Differences between V 1.2.0 and 1.1.3

Lepton fluxes

Flux ratio comparisons

Ratio of fluxes generated with the H3a primary model and EPOS-LHC between the versions 1.2.0 and 1.1.3 (from left to right for muons, muon neutrinos and electron neutrinos). Shades are used for different zenith angles.

Flavor and charge ratio comparisons

Ratio of muon charge ratio (left) and neutrino/anti-neutrino ratios (center and right) generated with the H3a primary model and EPOS-LHC between the versions 1.2.0 and 1.1.3. Shades are used for different zenith angles. Note that the scale is different compared to the upper plot.

The origin of this changes is a bug in the scripts used for the generation of the decay tables. The bug was a “wrong” formula for the boost discovered by Matthias Huber, thx. The effect is strongest at low energies as seen in the plots. At high energies there are no changes. For fluxes the changes are most striking in the zenith distribution of muons. For neutrinos the effect is mostly related to the spectral index. For electron neutrinos there is some effect for the zenith distribution at tens of GeV and will affect predictions made for IceCube DeepCore or KM3Net-ORCA. Update and recomputation of expectations is therefore recommended. For high energies, i.e. IceCube/P-ONE/ARCA recomputation is not necessary.

Muons in air showers

Flux ratio comparisons

Ratio of muon spectra for single primaries generated with EPOS-LHC between the versions 1.2.0 and 1.1.3 for vertical zenith angle. Shades are used for different primary energies.

Flavor and charge ratio comparisons

Ratio of the number of muons with energies > 100 MeV at the surface, also for EPOS-LHC and vertical zenith.

For MCEq computations for a single primary, the resulting spectra constitute the spectrum of particles in air showers.
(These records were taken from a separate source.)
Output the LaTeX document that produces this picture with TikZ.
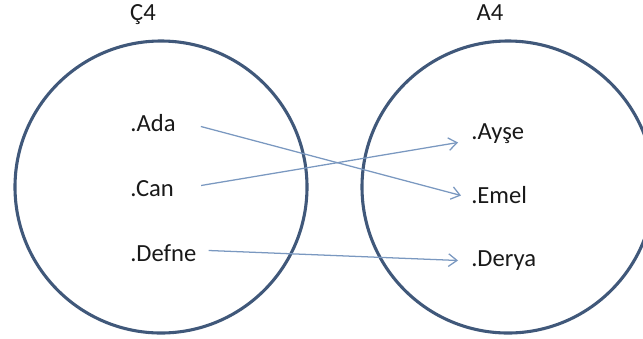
\documentclass[tikz,border=0pt]{standalone}
\usepackage{fontspec}
\setmainfont{Carlito}
\usetikzlibrary{arrows.meta, calc}
\definecolor{ringblue}{RGB}{64, 88, 122}
\definecolor{linkblue}{RGB}{122, 152, 192}
\tikzset{
  ring/.style  = {draw=ringblue, line width=2.2pt},
  elem/.style  = {anchor=base west, inner sep=0pt, text height=0.75em, text depth=0.25em,
                  font=\fontsize{17.5}{20}\selectfont, text=black!90},
  title/.style = {anchor=base, inner sep=0pt, font=\fontsize{17.5}{20}\selectfont, text=black!90},
  link/.style  = {-{Straight Barb[length=6pt, width=9pt]}, linkblue, line width=0.9pt},
}

\begin{document}
\begin{tikzpicture}[x=0.025cm, y=-0.025cm]
  % sayfa sınırı
  \useasboundingbox (0,0) rectangle (643,338);
  \clip (0,0) rectangle (643,338);

  % kümeler
  \draw[ring] (161,187) circle[radius=146];
  \draw[ring] (508,187) circle[radius=146];
  \node[title] (c4) at (143,20) {Ç4};
  \node[title] (a4) at (490,20) {A4};

  % Ç4 elemanları
  \node[elem] (ada)   at (130,131) {.Ada};
  \node[elem] (can)   at (130,196) {.Can};
  \node[elem] (defne) at (130,261) {.Defne};

  % A4 elemanları
  \node[elem] (ayse)  at (471,139) {.Ayşe};
  \node[elem] (emel)  at (471,203) {.Emel};
  \node[elem] (derya) at (471,266) {.Derya};

  % eşlemeler
  \draw[link] ($(ada.east)+(25,-1)$)   -- ($(emel.west)+(-10,-4)$);
  \draw[link] ($(can.east)+(27,-7)$)   -- ($(ayse.west)+(-13,7)$);
  \draw[link] ($(defne.east)+(12,-7)$) -- ($(derya.west)+(-13,-2)$);
\end{tikzpicture}
\end{document}
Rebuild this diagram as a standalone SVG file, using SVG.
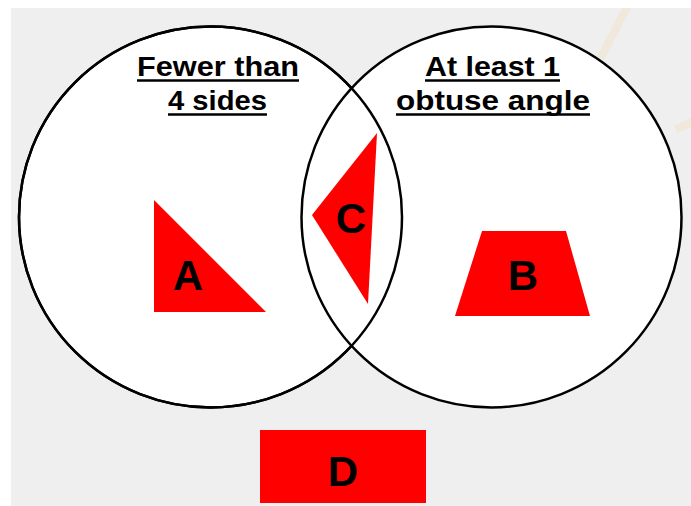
<svg xmlns="http://www.w3.org/2000/svg" width="691" height="506" viewBox="0 0 691 506">
  <style>
    .ring { fill: #ffffff; stroke: #000000; stroke-width: 2.5; }
    .outline { fill: none; stroke: #000000; stroke-width: 2.5; }
    .shape { fill: #ff0000; }
    .head { font-family: "Liberation Sans", Arial, sans-serif; font-weight: bold; font-size: 28px; fill: #000000; text-anchor: middle; }
    .ul { stroke: #000000; stroke-width: 2.5; }
    .letter { font-family: "Liberation Sans", Arial, sans-serif; font-weight: bold; font-size: 42px; fill: #000000; text-anchor: middle; }
  </style>
  <rect x="0" y="0" width="691" height="506" fill="#ffffff"/>
  <rect x="11" y="8" width="680" height="498" fill="#efefef"/>
  <g id="watermark" opacity="0.3">
    <path d="M622,8 L631,8 L604,60 L597,56 Z" fill="#f2d9b0"/>
    <path d="M674,126 L691,118 L691,127 L677,133 Z" fill="#f2d9b0"/>
  </g>
  <g id="set-left">
    <ellipse class="ring" cx="210.5" cy="217" rx="191.5" ry="190.5"/>
  </g>
  <g id="set-right">
    <ellipse class="ring" cx="491.5" cy="217" rx="190" ry="190.5"/>
  </g>
  <g id="outlines">
    <ellipse class="outline" cx="210.5" cy="217" rx="191.5" ry="190.5"/>
  </g>
  <g id="label-left">
    <text class="head" x="218" y="76" textLength="162" lengthAdjust="spacingAndGlyphs">Fewer than</text>
    <line class="ul" x1="137" y1="80.5" x2="299" y2="80.5"/>
    <text class="head" x="217.5" y="110" textLength="99" lengthAdjust="spacingAndGlyphs">4 sides</text>
    <line class="ul" x1="168" y1="114.5" x2="267" y2="114.5"/>
  </g>
  <g id="label-right">
    <text class="head" x="492.5" y="76" textLength="135" lengthAdjust="spacingAndGlyphs">At least 1</text>
    <line class="ul" x1="425" y1="80.5" x2="560" y2="80.5"/>
    <text class="head" x="493" y="110" textLength="194" lengthAdjust="spacingAndGlyphs">obtuse angle</text>
    <line class="ul" x1="396" y1="114.5" x2="590" y2="114.5"/>
  </g>
  <g id="node-A">
    <polygon class="shape" points="154,200 154,312 266,312"/>
    <text class="letter" x="188" y="290">A</text>
  </g>
  <g id="node-C">
    <polygon class="shape" points="377,133 312,215 368,304"/>
    <text class="letter" x="351" y="233">C</text>
  </g>
  <g id="node-B">
    <polygon class="shape" points="482,231 566,231 590,316 455,316"/>
    <text class="letter" x="523" y="290">B</text>
  </g>
  <g id="node-D">
    <rect class="shape" x="260" y="430" width="166" height="73"/>
    <text class="letter" x="343" y="486">D</text>
  </g>
</svg>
There is a ~10% change for the muon number.

Other changes

Some particle “mappings” have been updated and synchronized between the development version of CORSIKA 8. This has minor impact on the hadron ratios within the cascade and can lead to percent/sub-percent changes here and there.

Acknowledgements

The author is grateful to Matthias Huber (TUM) for helping with the discovery of the “decay bug”. And to Maximilian Reininghaus and Ralf Ulrich (KIT) for making thorough and very detailed cross checks with various versions of CORSIKA.